En silencio, los hermanos Julio y Anselmo Ruiz observan los tres últimos esqueletos desenterrados en la fosa de Ejea de los Caballeros (Zaragoza). Vienen desde Ágreda, en la vecina provincia de Soria, y buscan los restos de su abuelo, Simón Cacho Alonso, labrador fusilado en julio de 1936 por las tropas sublevadas del general Franco. “La gran pena de mi madre fue morir sin haberlo encontrado”, lamenta, con voz quebrada, el mayor de estos jubilados.
No son los únicos que buscan respuestas. Desde mediados de octubre, decenas de personas se han acercado hasta este lugar para dejar muestras de ADN con la esperanza de dar con el rastro perdido de los suyos. En este tiempo, un equipo de ocho arqueólogos y una antropóloga, a los que acompañan numerosos voluntarios, han logrado exhumar 24 cadáveres, una pequeña parte de los 160 fusilados que se estima descansan sin paz en este camposanto. La mayor fosa común de Aragón y una de las más grandes de España.
Los hermanos Julio y Anselmo Ruiz vienen de Soria en busca de los restos de su abuelo, un labrador fusilado
“Esta fosa nos habla de un asesinato masivo y planificado”, relata el arqueólogo Javier Ruiz, a punto de concluir la primera fase.
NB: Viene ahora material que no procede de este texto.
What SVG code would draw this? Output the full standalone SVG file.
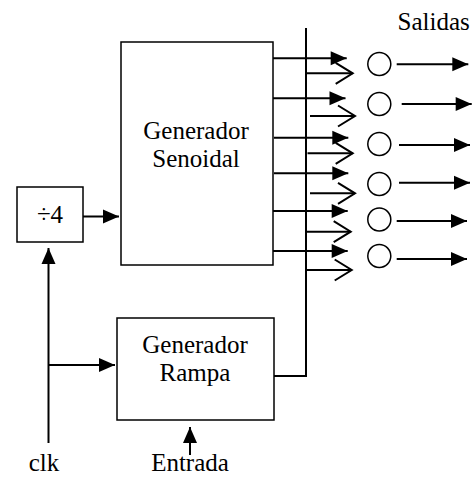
<svg xmlns="http://www.w3.org/2000/svg" width="476" height="477" viewBox="0 0 476 477">
<style>
.box{fill:#fff;stroke:#000;stroke-width:1.5}
text{font-family:'Liberation Serif','Times New Roman','DejaVu Serif',serif;font-size:25px;fill:#000;text-anchor:middle}
.ln{stroke:#000;stroke-width:2;fill:none}
.arr{marker-end:url(#ah)}
.chev{marker-end:url(#ch)}
.circ{fill:#fff;stroke:#000;stroke-width:1.5}
</style>
<defs>
<marker id="ah" markerUnits="userSpaceOnUse" markerWidth="17" markerHeight="15" refX="16" refY="7" orient="auto" overflow="visible">
<path d="M0,0 L16,7 L0,14 Z" fill="#000"/>
</marker>
<marker id="ch" markerUnits="userSpaceOnUse" markerWidth="19" markerHeight="23" refX="17" refY="10.5" orient="auto" overflow="visible">
<path d="M0,0 L17,10.5 L0,21" fill="none" stroke="#000" stroke-width="2"/>
</marker>
</defs>
<rect width="476" height="477" fill="#fff"/>
<g id="connectors">
<line class="ln arr" x1="83" y1="216.5" x2="119" y2="216.5"/>
<line class="ln arr" x1="48.5" y1="443" x2="48.5" y2="248"/>
<line class="ln arr" x1="48.5" y1="365" x2="115" y2="365"/>
<line class="ln arr" x1="190" y1="455" x2="190" y2="427"/>
<polyline class="ln" points="274,376 306,376 306,28"/>
<line class="ln arr" x1="273" y1="58.3" x2="346.7" y2="58.3"/>
<line class="ln arr" x1="273" y1="98.3" x2="345.5" y2="98.3"/>
<line class="ln arr" x1="274" y1="137.7" x2="348.3" y2="137.7"/>
<line class="ln arr" x1="274" y1="173.3" x2="348.3" y2="173.3"/>
<line class="ln arr" x1="273" y1="211" x2="347.7" y2="211"/>
<line class="ln arr" x1="273" y1="251" x2="347.7" y2="251"/>
<line class="ln chev" x1="306" y1="73.3" x2="352.7" y2="73.3"/>
<line class="ln chev" x1="310" y1="116" x2="355" y2="116"/>
<line class="ln chev" x1="307.5" y1="153.3" x2="352.7" y2="153.3"/>
<line class="ln chev" x1="310" y1="193.3" x2="355" y2="193.3"/>
<line class="ln chev" x1="306" y1="231.7" x2="350.7" y2="231.7"/>
<line class="ln chev" x1="306" y1="270" x2="351.7" y2="270"/>
<line class="ln arr" x1="396.7" y1="64.3" x2="468.3" y2="64.3"/>
<line class="ln arr" x1="401.7" y1="104" x2="471.7" y2="104"/>
<line class="ln arr" x1="399" y1="145" x2="470" y2="145"/>
<line class="ln arr" x1="399" y1="182.7" x2="470" y2="182.7"/>
<line class="ln arr" x1="396.7" y1="221" x2="467" y2="221"/>
<line class="ln arr" x1="396.7" y1="259" x2="467" y2="259"/>
</g>
<g id="div4">
<rect class="box" x="17" y="187" width="66" height="55"/>
<text x="50" y="223">÷4</text>
</g>
<g id="sine">
<rect class="box" x="121" y="42" width="152" height="223"/>
<text x="196" y="139.3">Generador</text>
<text x="196" y="167.3">Senoidal</text>
</g>
<g id="ramp">
<rect class="box" x="117" y="318" width="157" height="102"/>
<text x="195" y="353">Generador</text>
<text x="195" y="381">Rampa</text>
</g>
<g id="out1"><circle class="circ" cx="379.3" cy="64" r="11.5"/></g>
<g id="out2"><circle class="circ" cx="379.3" cy="104" r="11.5"/></g>
<g id="out3"><circle class="circ" cx="379.3" cy="144" r="11.5"/></g>
<g id="out4"><circle class="circ" cx="379.3" cy="184" r="11.5"/></g>
<g id="out5"><circle class="circ" cx="379.3" cy="219.5" r="11.5"/></g>
<g id="out6"><circle class="circ" cx="379.3" cy="256" r="11.5"/></g>
<g id="clk"><text x="44" y="471">clk</text></g>
<g id="entrada"><text x="190" y="471">Entrada</text></g>
<g id="salidas"><text x="433.7" y="30">Salidas</text></g>
</svg>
Según cuenta, aquí puede haber restos de vecinos de una veintena de municipios de la comarca de las Cinco Villas y la Ribera Alta del Ebro –Pinseque, Gallur o Pedrola–, con un potente movimiento sindical en la época, o de zonas más alejadas como Caparroso (Navarra) o la citada Ágreda (Soria), todos ejecutados en las primeras semanas del alzamiento. “Hay varios alcaldes y gente significada con el movimiento republicano, pero a otros los mataron por ser meros simpatizantes”, añade.
El año pasado, las catas lideradas por la asociación memorialista Batallón Cinco Villas ya confirmaron la presencia de una gran fosa en este cementerio. Este año dieron inicio a las exhumaciones, facilitadas por el uso de cal viva por parte de los verdugos, que corroe los tejidos pero ayuda a conservar el armazón. “Los huesos han salido perfectos”, apunta Ruiz. Ya fuera de la zanja, de 13 metros de largo por 1,6 de profundidad, se limpian, clasifican y extraen muestras –muelas principalmente– para ser enviados a un laboratorio de Navarra.
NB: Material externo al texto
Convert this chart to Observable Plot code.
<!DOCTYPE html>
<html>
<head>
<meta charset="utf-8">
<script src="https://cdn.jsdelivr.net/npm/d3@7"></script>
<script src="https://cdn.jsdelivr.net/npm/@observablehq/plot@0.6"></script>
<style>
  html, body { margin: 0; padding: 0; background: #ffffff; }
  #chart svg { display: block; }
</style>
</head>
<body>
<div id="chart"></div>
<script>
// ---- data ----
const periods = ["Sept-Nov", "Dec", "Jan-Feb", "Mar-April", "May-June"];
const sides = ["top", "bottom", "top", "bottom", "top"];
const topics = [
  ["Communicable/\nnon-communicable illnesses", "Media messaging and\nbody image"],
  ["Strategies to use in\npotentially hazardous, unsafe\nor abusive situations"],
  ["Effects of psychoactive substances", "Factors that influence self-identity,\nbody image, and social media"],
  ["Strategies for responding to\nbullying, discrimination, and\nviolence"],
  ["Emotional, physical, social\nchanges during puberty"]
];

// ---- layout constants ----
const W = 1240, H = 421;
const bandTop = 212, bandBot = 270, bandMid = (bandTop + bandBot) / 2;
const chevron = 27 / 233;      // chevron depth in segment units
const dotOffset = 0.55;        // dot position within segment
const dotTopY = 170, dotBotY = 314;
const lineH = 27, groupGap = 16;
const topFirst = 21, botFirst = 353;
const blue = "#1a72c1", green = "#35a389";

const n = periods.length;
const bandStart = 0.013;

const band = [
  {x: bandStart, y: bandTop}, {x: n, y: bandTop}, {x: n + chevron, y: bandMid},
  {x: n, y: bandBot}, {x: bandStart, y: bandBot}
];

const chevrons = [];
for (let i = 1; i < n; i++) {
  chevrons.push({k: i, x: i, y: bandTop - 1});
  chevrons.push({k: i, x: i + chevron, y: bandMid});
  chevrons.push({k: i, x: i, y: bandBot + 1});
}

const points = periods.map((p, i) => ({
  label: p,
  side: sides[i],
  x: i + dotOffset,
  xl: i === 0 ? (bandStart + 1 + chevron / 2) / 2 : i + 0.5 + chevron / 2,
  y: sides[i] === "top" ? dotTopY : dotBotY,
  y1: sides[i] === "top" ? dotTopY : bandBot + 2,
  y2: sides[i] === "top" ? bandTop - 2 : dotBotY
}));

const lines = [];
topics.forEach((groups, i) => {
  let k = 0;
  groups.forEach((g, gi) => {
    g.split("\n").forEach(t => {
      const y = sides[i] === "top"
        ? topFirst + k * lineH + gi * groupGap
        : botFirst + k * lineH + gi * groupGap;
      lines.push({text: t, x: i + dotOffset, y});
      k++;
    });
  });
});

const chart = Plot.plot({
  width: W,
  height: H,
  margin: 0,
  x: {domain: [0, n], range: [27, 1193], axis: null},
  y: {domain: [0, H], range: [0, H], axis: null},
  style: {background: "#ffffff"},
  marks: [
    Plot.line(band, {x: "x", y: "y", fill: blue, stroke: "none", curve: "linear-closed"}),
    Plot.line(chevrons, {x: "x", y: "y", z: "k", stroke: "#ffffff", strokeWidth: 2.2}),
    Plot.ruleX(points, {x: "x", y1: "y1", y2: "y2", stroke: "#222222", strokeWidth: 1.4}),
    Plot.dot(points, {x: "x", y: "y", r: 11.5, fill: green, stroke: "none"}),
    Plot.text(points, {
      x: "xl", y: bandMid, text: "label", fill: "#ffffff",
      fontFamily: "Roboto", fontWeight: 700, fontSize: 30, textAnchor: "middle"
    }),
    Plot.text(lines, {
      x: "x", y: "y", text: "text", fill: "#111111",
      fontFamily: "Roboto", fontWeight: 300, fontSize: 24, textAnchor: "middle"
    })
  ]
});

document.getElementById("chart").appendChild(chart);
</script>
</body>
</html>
“El proceso es positivo, pero llega demasiado tarde”, se lamenta Teresa Juana Guilleme, concejal de Memoria Democrática en la localidad ejeana, de 17.000 habitantes. La edil reconoce que la mayor dificultad –y lo más costoso– es el proceso de identificación, sobre todo por la falta de descendientes cercanos y del prometido banco estatal de ADN para desaparecidos de la Guerra Civil. Calcula que todo el proyecto, que incluye la apertura de nuevas fosas adyacentes a la de ahora, durará al menos otros dos años más.
Si para la primera fase de exhumación se han adjudicado unos 80.000 euros –45.000 del Ayuntamiento ejeano y 35.000 del ministerio de política Territorial a través de la Federación Española de Municipios y Provincias–, para la segunda ya hay comprometidos otros 100.000 euros de la Diputación de Zaragoza. Mientras, siguen a la espera de que se convoquen ayudas dentro del Plan de Concordia, anunciado por el Gobierno de Aragón tras la derogación de la ley autonómica de Memoria Democrática en 2024 por la alianza entre PP y Vox en el Gobierno. “Aún no tenemos noticias de ellas”, asegura Alberto Espés, de la asociación memorialista.
En las calles del pueblo, la apertura de la fosa ha removido las entrañas de muchos vecinos. “No es como en las ciudades, aquí la herida sigue muy abierta”, subraya Ruiz. En 2008, el Ayuntamiento instaló un monolito que recuerda los nombres de los 417 fusilados en la zona, ante el que cada año celebran actos de homenaje. También se han organizado charlas en los dos institutos del pueblo, cuyos alumnos han ido a visitar la fosa. “Es fundamental que los chavales tomen conciencia de lo que pasó para luchar contra los bulos o los discursos que niegan lo sucedido”, añade Guilleme.